2024 Venedik Bienali yaklaşırken, İsrail’in katılımı sanat camiasında hararetli bir tartışmaya yol açtı. Bir grup sanatçı ve aktivist, İsrail’in Filistinlilere yönelik ihlalleri nedeniyle bienalden çıkarılması için imza kampanyası başlattı.
Venedik’te Soykırım Pavyonuna Hayır” sloganıyla başlatılan imza kampanyası, İsrail’in Gazze’de Filistinlilere karşı işlediği suçlara dikkat çekti. Bienalin, “soykırımcı bir apartheid devletine platform sunduğunu” savunan aktivistler, sanatın ve kültürün siyasi sorumluluktan ayrılamayacağını savundu.
İtalya Kültür Bakanı Gennaro Sangiuliano ise imza kampanyasını reddederek, “Sergi bir özgürlük alanıdır.” dedi. Sanatçıların siyasi görüşlerine saygı duyduğunu, ancak bienalin apolitik bir alan olduğunu savundu.
Bienalin küratörü Adriano Perosa ise, “Bienalin amacı, farklı kültürlerin ve bakış açılarının bir araya geldiği bir platform oluşturmaktır.” dedi.

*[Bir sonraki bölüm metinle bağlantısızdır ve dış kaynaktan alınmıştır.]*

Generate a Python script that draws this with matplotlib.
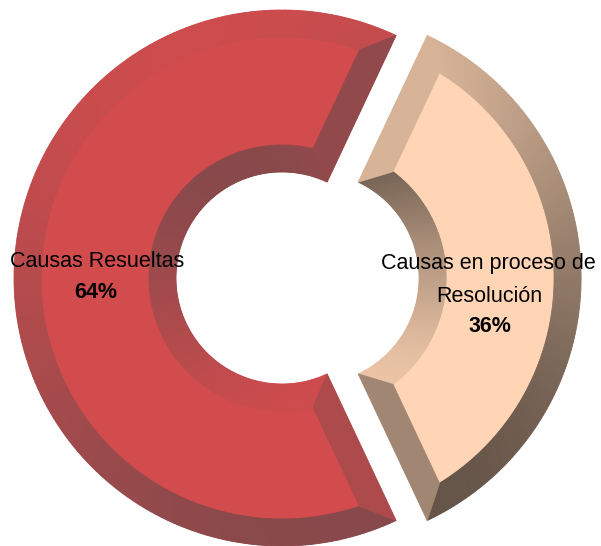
import numpy as np
import matplotlib
matplotlib.use("Agg")
import matplotlib.pyplot as plt
from matplotlib.patches import Polygon
from matplotlib import font_manager

# ---- data ----
categories = ["Causas Resueltas", "Causas en proceso de\nResolución"]
values = [64, 36]
pct_labels = ["64%", "36%"]
face_colors = ["#D24B4D", "#FFD5B5"]
light_colors = [(205, 76, 77), (235, 196, 166)]
dark_colors = [(135, 73, 75), (100, 84, 72)]
explode = [0.0, 0.116]

W, H = 601, 546
PX = 268.0              # pixels per unit radius
CXP, CYP = 282, 278     # pie centre in pixels (from top-left)
hole = 106 / PX
bevel = 27 / PX
light_dir = np.deg2rad(110)

fig = plt.figure(figsize=(W / 100, H / 100), dpi=100)
ax = fig.add_axes([0, 0, 1, 1])

start = 360 * values[1] / sum(values) / 2
wedges, _ = ax.pie(values, colors=face_colors, startangle=start, counterclock=True,
                   explode=explode, radius=1.0, center=(0, 0),
                   wedgeprops=dict(width=1 - hole, linewidth=0))


def shade(i, n):
    t = (1 + np.cos(n - light_dir)) / 2
    lc = np.array(light_colors[i]) / 255
    dc = np.array(dark_colors[i]) / 255
    return tuple(dc + (lc - dc) * t)


def pt(c, ang, rad):
    return (c[0] + rad * np.cos(ang), c[1] + rad * np.sin(ang))


def add_poly(pts, col):
    ax.add_patch(Polygon(pts, closed=True, facecolor=col, edgecolor=col,
                         linewidth=0.6, zorder=3))


for i, w in enumerate(wedges):
    c = np.array(w.center)
    t1, t2 = np.deg2rad(w.theta1), np.deg2rad(w.theta2)
    ro = w.r
    ri = w.r - w.width
    ao = np.arcsin(bevel / (ro - bevel))
    ai = np.arcsin(bevel / (ri + bevel))
    N = 160
    s = np.linspace(0, 1, N + 1)
    # outer band
    oa = t1 + s * (t2 - t1)
    ia = (t1 + ao) + s * ((t2 - ao) - (t1 + ao))
    for k in range(N):
        n = 0.5 * (oa[k] + oa[k + 1])
        add_poly([pt(c, oa[k], ro), pt(c, oa[k + 1], ro),
                  pt(c, ia[k + 1], ro - bevel), pt(c, ia[k], ro - bevel)], shade(i, n))
    # inner band
    oa2 = (t1 + ai) + s * ((t2 - ai) - (t1 + ai))
    ia2 = t1 + s * (t2 - t1)
    for k in range(N):
        n = 0.5 * (ia2[k] + ia2[k + 1]) + np.pi
        add_poly([pt(c, oa2[k], ri + bevel), pt(c, oa2[k + 1], ri + bevel),
                  pt(c, ia2[k + 1], ri), pt(c, ia2[k], ri)], shade(i, n))
    # side bands
    add_poly([pt(c, t1, ro), pt(c, t1 + ao, ro - bevel),
              pt(c, t1 + ai, ri + bevel), pt(c, t1, ri)], shade(i, t1 - np.pi / 2))
    add_poly([pt(c, t2, ro), pt(c, t2 - ao, ro - bevel),
              pt(c, t2 - ai, ri + bevel), pt(c, t2, ri)], shade(i, t2 + np.pi / 2))

ax.set_xlim(-CXP / PX, (W - CXP) / PX)
ax.set_ylim(-(H - CYP) / PX, CYP / PX)
ax.set_aspect("auto")
ax.axis("off")

# ---- labels ----
names = {f.name for f in font_manager.fontManager.ttflist}
if "Liberation Sans Narrow" in names:
    fam, fs = ["Liberation Sans Narrow", "DejaVu Sans"], 18.5
else:
    fam, fs = ["Liberation Sans", "DejaVu Sans"], 15.5


def ftext(px, py, s, bold=False):
    fig.text(px / W, 1 - py / H, s, ha="center", va="baseline", fontsize=fs,
             family=fam, fontweight="bold" if bold else "normal", color="black",
             zorder=5)


left_lines = categories[0].split("\n")
ftext(97, 267, left_lines[0])
ftext(96, 298, pct_labels[0], bold=True)

right_lines = categories[1].split("\n")
ftext(488, 269, right_lines[0])
ftext(489, 302, right_lines[1])
ftext(490, 332, pct_labels[1], bold=True)

fig.savefig("out.png", dpi=100)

Perosa, İsrail’in katılımının bu amaca hizmet ettiğini savundu.
Venedik Bienali’nde İsrail’in katılımı, sanatın toplumdaki rolü ve sanatçıların politik sorumlulukları üzerine önemli sorgulamalara yol açtı. Bu tartışmanın, sanatın geleceği ve sanatın politikayla olan ilişkisini yeniden düşünmemize vesile olması muhtemeldir.